I am currently in the process of obtaining ideas and costings from Canopy Facilities Management Systems which I will take to the next P & F meeting on Wednesday 1 March at 7.30pm in the staffroom. This meeting is also the AGM to elect office bearers and all parents are welcome.
When a decision has been made on the design of the decking and seating along with the cost, it will be displayed in the newsletter, on our website and hard copies around our school to enable the community to see what we are raising money for.
I look forward to the communities support with this most important project.

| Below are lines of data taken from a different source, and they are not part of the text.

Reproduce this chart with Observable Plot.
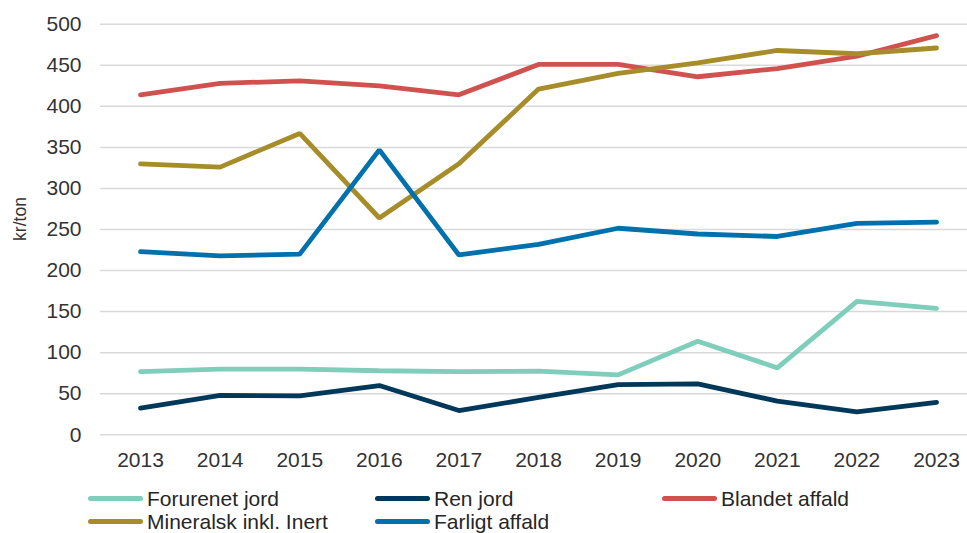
<!DOCTYPE html>
<html>
<head>
<meta charset="utf-8">
<script src="https://cdn.jsdelivr.net/npm/d3@7"></script>
<script src="https://cdn.jsdelivr.net/npm/@observablehq/plot@0.6"></script>
<style>
  html, body { margin: 0; padding: 0; background: #fff; }
  body { width: 967px; height: 533px; overflow: hidden; font-family: "Liberation Sans", Arial, sans-serif; position: relative; }
  #legend { position: absolute; left: 0; top: 0; width: 967px; height: 533px; pointer-events: none; }
  .item { position: absolute; display: flex; align-items: center; font-size: 21px; line-height: 21px; color: #262626; white-space: nowrap; }
  .sw { width: 55px; height: 5px; border-radius: 3px; margin-right: 4px; }
</style>
</head>
<body>
<div id="chart"></div>
<div id="legend"></div>
<script>
const years = [2013, 2014, 2015, 2016, 2017, 2018, 2019, 2020, 2021, 2022, 2023];
const yTicks = [0, 50, 100, 150, 200, 250, 300, 350, 400, 450, 500];
const seriesNames = ["Forurenet jord", "Ren jord", "Blandet affald", "Mineralsk inkl. Inert", "Farligt affald"];
const seriesColors = ["#7fcdbb", "#00385a", "#d0524f", "#a68d2a", "#0071ad"];

const forurenetJord = [77, 80, 80, 78, 77, 77.5, 73, 114, 81.5, 162.5, 154];
const renJord = [32.5, 48, 47.5, 60, 29.5, 45.5, 61, 62, 41, 28, 39.5];
const blandetAffald = [414, 428, 431, 425, 414, 451, 451, 436, 446, 461, 486];
const mineralskInert = [330, 326, 367, 264, 330, 421, 440, 453, 468, 464, 471];
const farligtAffald = [223, 218, 220, 347, 219, 232, 251.5, 244.5, 241.5, 257.5, 259];

const seriesValues = [forurenetJord, renJord, blandetAffald, mineralskInert, farligtAffald];
const data = [];
seriesNames.forEach((name, i) => {
  years.forEach((yr, j) => data.push({series: name, year: yr, value: seriesValues[i][j]}));
});

const drawOrder = ["Forurenet jord", "Ren jord", "Blandet affald", "Mineralsk inkl. Inert", "Farligt affald"];

const chart = Plot.plot({
  width: 967,
  height: 480,
  marginLeft: 100,
  marginRight: 0,
  marginTop: 23.7,
  marginBottom: 45.7,
  style: {fontFamily: "'Liberation Sans', Arial, sans-serif", fontSize: "21px", color: "#333", background: "white"},
  x: {type: "linear", domain: [2012.497, 2023.389]},
  y: {domain: [0, 500]},
  color: {domain: seriesNames, range: seriesColors},
  marks: [
    Plot.ruleY(yTicks, {stroke: "#d9d9d9", strokeWidth: 1.5}),
    Plot.axisY({ticks: yTicks, tickSize: 0, tickPadding: 19, label: null, fill: "#333", fontSize: 21}),
    Plot.axisX({ticks: years, tickSize: 0, tickPadding: 17, tickFormat: d => String(d), label: null, fill: "#333", fontSize: 21}),
    ...drawOrder.map(name => Plot.line(data.filter(d => d.series === name), {
      x: "year", y: "value", stroke: seriesColors[seriesNames.indexOf(name)], strokeWidth: 4.8,
      strokeLinecap: "round", strokeLinejoin: "miter", curve: "linear"
    })),
    Plot.text(["kr/ton"], {frameAnchor: "left", textAnchor: "middle", dx: -80, dy: -10.5, rotate: -90, fontSize: 17.5, fill: "#333", text: d => d})
  ]
});
document.getElementById("chart").appendChild(chart);

const legendPos = [[88, 498.5], [375, 498.5], [662, 498.5], [88, 521.5], [375, 521.5]];
const leg = document.getElementById("legend");
seriesNames.forEach((name, i) => {
  const it = document.createElement("div");
  it.className = "item";
  it.style.left = legendPos[i][0] + "px";
  it.style.top = (legendPos[i][1] - 10.5) + "px";
  it.style.height = "21px";
  const sw = document.createElement("span");
  sw.className = "sw";
  sw.style.background = seriesColors[i];
  const tx = document.createElement("span");
  tx.textContent = name;
  it.appendChild(sw);
  it.appendChild(tx);
  leg.appendChild(it);
});
</script>
</body>
</html>
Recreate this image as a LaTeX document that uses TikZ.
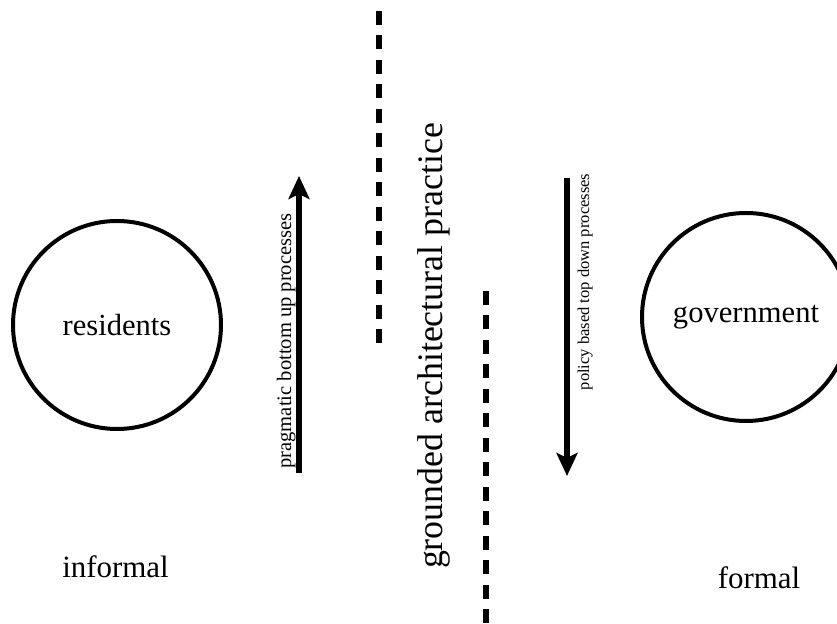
\documentclass[tikz,border=0pt]{standalone}
\usepackage{fontspec}
\setmainfont{Liberation Serif}
\usepackage{tikz}
\usetikzlibrary{arrows.meta, positioning}
\tikzstyle{bigCircle} = [circle, draw=black, line width=0.08cm, minimum size=4.16cm, inner sep=0pt, font=\fontsize{17.4}{20}\selectfont]
\tikzstyle{sideText} = [anchor=base, font=\fontsize{17.6}{20}\selectfont]
\tikzstyle{processText} = [rotate=90, anchor=base, inner sep=0pt]
\tikzstyle{arrow} = [line width=0.12cm, -{Stealth[length=0.46cm, width=0.42cm, inset=0.1cm]}]
\tikzstyle{divider} = [line width=0.12cm, dash pattern=on 0.28cm off 0.21cm]

\begin{document}
\begin{tikzpicture}
    \useasboundingbox (0,0) rectangle (16.74,12.48);
    \clip (0,0) rectangle (16.74,12.48);
    \node (residents) [bigCircle] at (2.34,5.98) {residents};
    \node (government) [bigCircle] at (14.92,6.14) {government};
    \node (informal) [sideText] at (2.31,0.92) {informal};
    \node (formal) [sideText] at (15.18,0.70) {formal};
    \coordinate (upStart) at (5.98,3.02);
    \coordinate (upEnd) at (5.98,8.96);
    \coordinate (downStart) at (11.34,8.92);
    \coordinate (downEnd) at (11.34,2.96);
    \draw [arrow] (upStart) -- (upEnd);
    \draw [arrow] (downStart) -- (downEnd);
    \node (bottomUp) [processText, font=\fontsize{11.7}{14}\selectfont] at (5.82,5.66) {pragmatic bottom up processes};
    \node (topDown) [processText, font=\fontsize{9.4}{12}\selectfont] at (11.78,6.84) {policy based top down processes};
    \node (practice) [processText, font=\fontsize{20.4}{24}\selectfont] at (8.84,5.56) {grounded architectural practice};
    % dashed dividers
    \coordinate (upperTop) at (7.58,12.26);
    \coordinate (upperBottom) at (7.58,5.58);
    \coordinate (lowerTop) at (9.72,6.66);
    \coordinate (lowerBottom) at (9.72,0);
    \draw [divider] (upperTop) -- (upperBottom);
    \draw [divider] (lowerTop) -- (lowerBottom);
\end{tikzpicture}
\end{document}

On Friday, 10th February Miss Leary kindly invited the year 6 students in the Environment Club, to the Sustainable Living Festival to have an opportunity to learn about the environment. We went to the cinemas to see two indigenous environmentalist Xiuhtezcatl Martinez and Amelia Talford. Something really important we learnt was every one can make a change to the world if you care. Xiuhtezcatl (Shoe-tez-cat) told all of us about climate changes, climate changes is a change to the global warming and is affecting people and nature such as rising temputures which has been a big impact to animals, melting ice, floods and hurricanes. After that we went to an environment festival that had fundraisers to help animals, plants, and some really nice food. We all bought plants such as lettuce, kale and much more hopefully they have planted there plants. We had an amazing experience learning about so many ways to help the environment thanks again miss leary for such a good experience for all of us. I don’t know what we would do without such a good environment teacher.